France, Levallois-Perret: General Electric (GE) and Siemens defended rival proposals to buy Alstom's power business on Tuesday.
Both companies were assuring France that Alstom would be strengthened, telling about their plans being good for Alstom and about addressing government concerns over the fate of the company and the nation's wider industrial footprint.
During a parliamentary hearing, the chairman of Siemens France, Christophe de Maistre, said the Siemens hoped to submit their formal asset swap offer by the 16th June at the latest, which would create two European industry champions, one in power around Siemens, the other in rail around Alstom.

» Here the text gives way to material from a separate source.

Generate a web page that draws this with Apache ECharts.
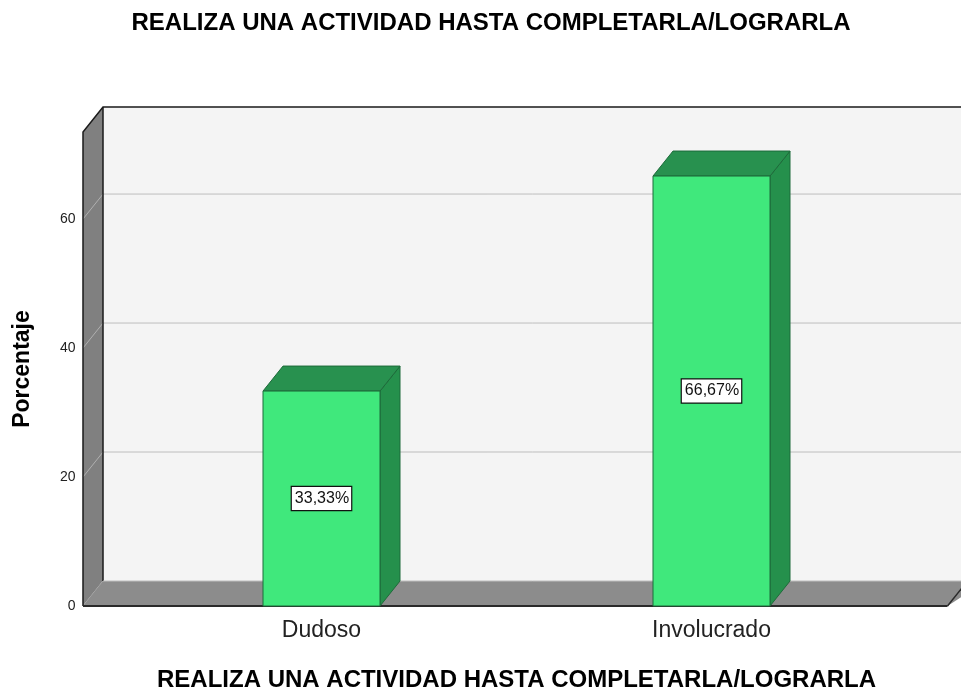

Meanwhile, GE Chief Executive Jeff Immelt, defended his group's $ 16.9 billion bid for Alstom's power business. He said GE would make commitments to increase jobs in France by opening new sites, and was also considering a tie-up in rail signalling that would give Alstom control of that business.
Reuters reports that sources familiar with the Siemens proposal said that it would ring-fence Alstom's steam turbines used in nuclear plants, as Paris fears that having these fall under U.S. control could jeopardise France's exports in the atomic power industry.
Siemens would hand Alstom all of its trains business, creating a bigger transport group that would be mainly owned by France with its headquarters there. Also, a tie-up between Alstom and Siemens in transport would give the business the critical mass Alstom needed in that sector, putting it on an equal footing with China's CNR and CSR and ahead of Canada's Bombardier.
GE's Immelt said a straight sale of Alstom's power turbines and grid business would not cause the French company to be absorbed by GE, but would make it stronger as a whole and on a global stage. In transport, he said GE was now in talks with the government and Alstom over a deal combining both group's signalling assets and handing Alstom control of the business.
"Alstom Transport would have the size, technology and financial strength to measure up to rivals such as Bombardier, Ansaldo and Siemens." Immelt said.